O impacto do assédio transcende os elementos materiais para se transformar em um isolamento psicológico. “Também estamos em um estado de sítio mental: estamos desconectados do resto do mundo”, diz o economista Omar Shaban.
Os analistas e os organizadores da ajuda rechaçam as negativas israelenses sobre a existência de uma crise humanitária em Gaza.
“As pessoas pensam que Gaza é como Darfur”, explica Chaban. “É completamente diferente. Não é que os alimentos estejam faltando, mas sim que está aumentando o número de pessoas que simplesmente não podem se permitir o luxo de comprar alimentos. Trata-se de uma crise humanitária”.
Seu argumento é respaldado por Gunness. “Esta não é uma crise subsahariana. É uma crise gerada por motivos políticos, com graves conseqüências humanitárias”.
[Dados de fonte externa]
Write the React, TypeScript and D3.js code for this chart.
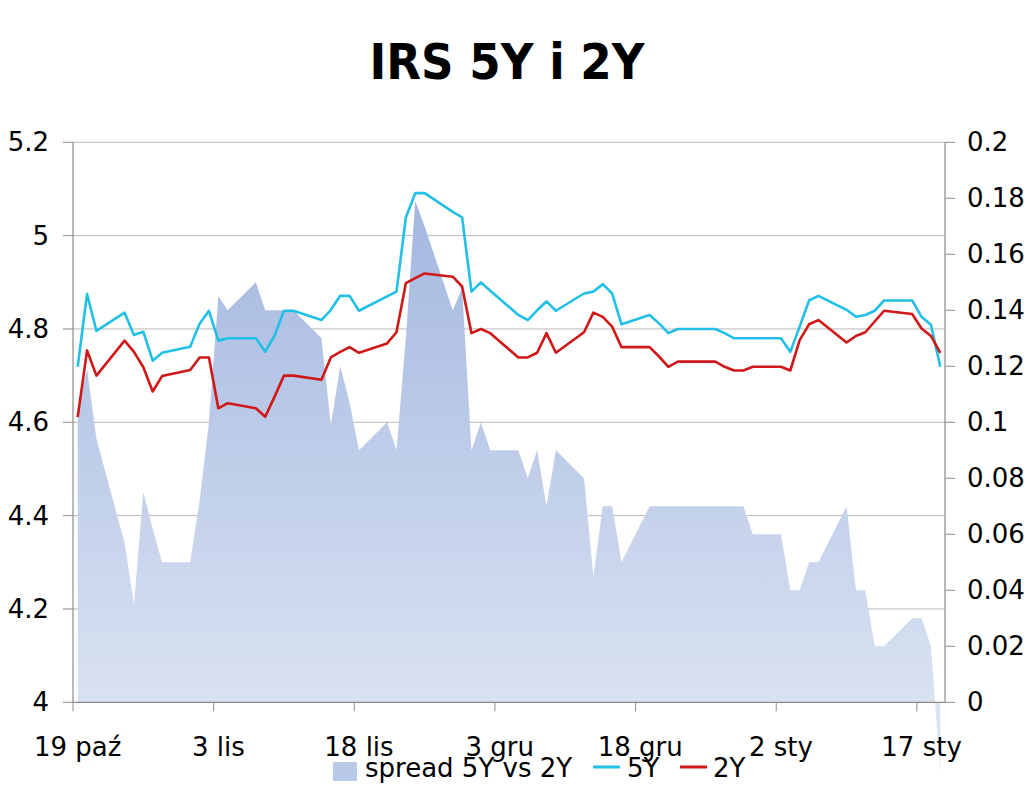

De volta à confusão de construções de blocos do campo de refugiados de Beach, Adal Sharif medita sobre o futuro de sua numerosa prole. “Não sou otimista”, diz ele, retorcendo as contas de seu rosário. “Mas peço à Europa que pressione Israel a levantar o bloqueio, para permitir a meus filhos viver e saborear a liberdade”.
Gaza em cifras
- Índice de desemprego: 44%;
- 8 em cada 10 habitantes de Gaza depende de ajuda exterior;
- O número de pessoas incluídas na categoria de “pobres e necessitadas” (incapazes de alimentar a sim mesmos ou às suas famílias) passou de 100 mil para 300 mil nos últimos meses;
- O PIB per capita passou de 2,5 mil dólares em 1998/1999 para 600 dólares no ano passado.
- Estima-se que 20 mil pessoas trabalhem na indústria dos túneis;
- A organização Oxfam calcula que, na semana passada, os israelenses permitiram a entrada de 631 caminhões com auxílio humanitário. Essa cifra representa 22% da média semanal (2807 caminhões) vigente antes do bloqueio de Israel.
- Na semana passada, entraram em Gaza 871 toneladas de gás de cozinha, a metade da quantidade semanal normal;
- Nessa semana, a central elétrica de Gaza empregou 1,063 milhões de litros de combustível industrial, tão somente 30% dos 3,5 milhões de litros necessários semanalmente.